Paper No. 148-12
Presentation Time: 3:30 PM
ARE PLEISTOCENE AQUIFERS IN BANGLADESH SEALED OR BEING RECHARGED? A COMBINED ANALYSIS OF RADIOCARBON SIGNATURES OF DIC, DOC, AND RNA WITH GEOCHEMICAL DATA
In Bangladesh, Pleistocene-aged aquifers are typically low in aqueous Arsenic (As). Wells that tap the deep Pleistocene aquifers are used to mitigate the damaging public health effects from consuming groundwater from shallower, high As Holocene-aged aquifers. However, a small number of wells tapping the Pleistocene aquifer contain elevated levels of As. The goal of this study is to determine if the Pleistocene aquifers in Araihazar, Bangladesh are being recharged from the Holocene aquifers above or are sealed and have minimal vertical interactions. Geochemical characterization of the cations and anions in groundwater were used to assess the geochemical mixing. Radiometric dating of the DIC, DOC, and RNA were used to constrain the sources of reactive organic carbon in the low arsenic Pleistocene aquifers. Principal component analysis utilizing anions and cations on over 1100 samples indicate the Holocene and Pleistocene aquifers have unique aqueous geochemical signatures. This is consistent with the DIC radiocarbon data; the Pleistocene aquifer (n=31, average depth 704 feet) has an average Δ14C of -704.2±134.7‰ whereas the Holocene aquifer (n=12, average depth 51 feet) has an average Δ14C of -13.13±38.2‰. However, the radiocarbon signatures of the RNA and DOC tell a different story.

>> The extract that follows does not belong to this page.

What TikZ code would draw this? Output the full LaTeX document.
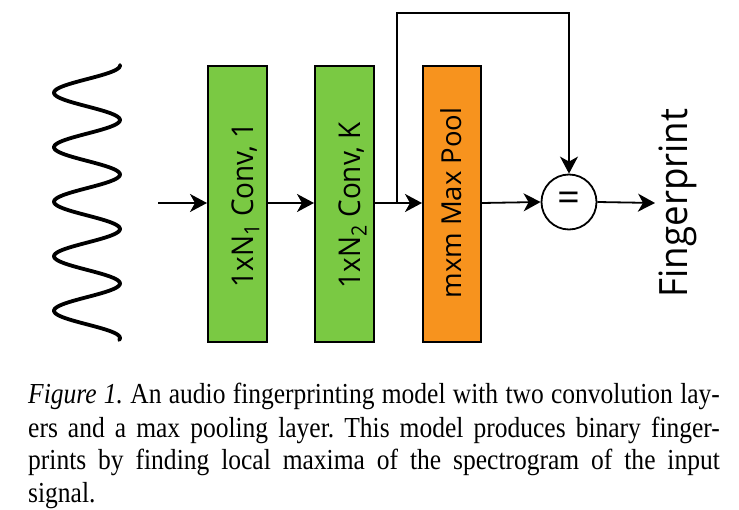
\documentclass[tikz,border=0pt]{standalone}
\usepackage{fontspec}
\setmainfont{Liberation Serif}
\newfontfamily\diagfont{Open Sans}
\usetikzlibrary{arrows.meta,calc}
\definecolor{boxgreen}{RGB}{122,201,67}
\definecolor{boxorange}{RGB}{247,147,30}
\begin{document}
\begin{tikzpicture}[x=1pt,y=-1pt,
  layer/.style={draw=black,line width=2pt,minimum width=59pt,minimum height=276pt,anchor=north west,inner sep=0pt},
  conn/.style={line width=1.8pt,-{Stealth[length=17pt,width=18pt,inset=5pt]}},
  lbl/.style={font=\diagfont\fontsize{30}{32}\selectfont,rotate=90,anchor=base,inner sep=0pt}]
\useasboundingbox (0,0) rectangle (739,510);
% wave
\draw[line width=3.8pt,line cap=round] plot[domain=65:340,samples=240,smooth] ({87+33*cos((\x-120)/54.5*360)},\x);
% layers
\node[layer,fill=boxgreen] (b1) at (207,65) {};
\node[layer,fill=boxgreen] (b2) at (314,65) {};
\node[layer,fill=boxorange,minimum width=58pt] (b3) at (422,65) {};
\node[lbl] (t1) at (253,205) {\scalebox{0.93}[1]{1xN\textsubscript{1} Conv, 1}};
\node[lbl] (t2) at (360,205) {\scalebox{0.93}[1]{1xN\textsubscript{2} Conv, K}};
\node[lbl,font=\diagfont\fontsize{27.5}{30}\selectfont] (t3) at (461,203) {mxm Max Pool};
% merge circle
\node[draw=black,line width=1.8pt,circle,minimum size=55pt,inner sep=0pt,fill=white,font=\diagfont\fontsize{40}{40}\selectfont] (eq) at (569,202) {=};
\node[font=\diagfont\fontsize{39}{40}\selectfont,rotate=90,anchor=base,inner sep=0pt] (fp) at (687,203) {\scalebox{0.94}[1]{Fingerprint}};
% connectors
\coordinate (in) at (158,203);
\coordinate (split) at (397,203);
\coordinate (top) at (397,13);
\coordinate (out) at (655,203);
\draw[conn] (in) -- (b1.west|-in);
\draw[conn] (b1.east|-in) -- (b2.west|-in);
\draw[line width=1.8pt] (b2.east|-in) -- (split);
\draw[conn] (split) -- (b3.west|-in);
\draw[conn] (split) -- (top) -| (eq.north);
\draw[conn] (b3.east|-in) -- (eq.west);
\draw[conn] (eq.east) -- (out);
% caption
\node[anchor=base west,inner sep=0pt,font=\fontsize{29}{33}\selectfont] (cap) at (28,404)
{\scalebox{0.88}[1]{\parbox[t]{786pt}{\frenchspacing\textit{Figure 1.} An audio fingerprinting model with two convolution lay-\linebreak
ers and a max pooling layer. This model produces binary finger-\linebreak
prints by finding local maxima of the spectrogram of the input\linebreak
signal.}}};
\end{tikzpicture}
\end{document}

The DOC (n=8) which has an average Δ14C of -386.4±234.5‰ which is equivalent to an average age of 3,912 years is much younger than the DIC. Furthermore, novel analysis of the radiocarbon in microbial RNA from three wells in the Pleistocene have Δ14C of -483, -503, and -545‰. This indicates that the young DOC entering the aquifer is being utilized by the native microbial populations. The radiocarbon of the DOC and RNA indicates that younger reactive carbon is entering the deeper Pleistocene aquifer and being utilized by a diverse microbial community making the few observations of high arsenic potentially more worrisome.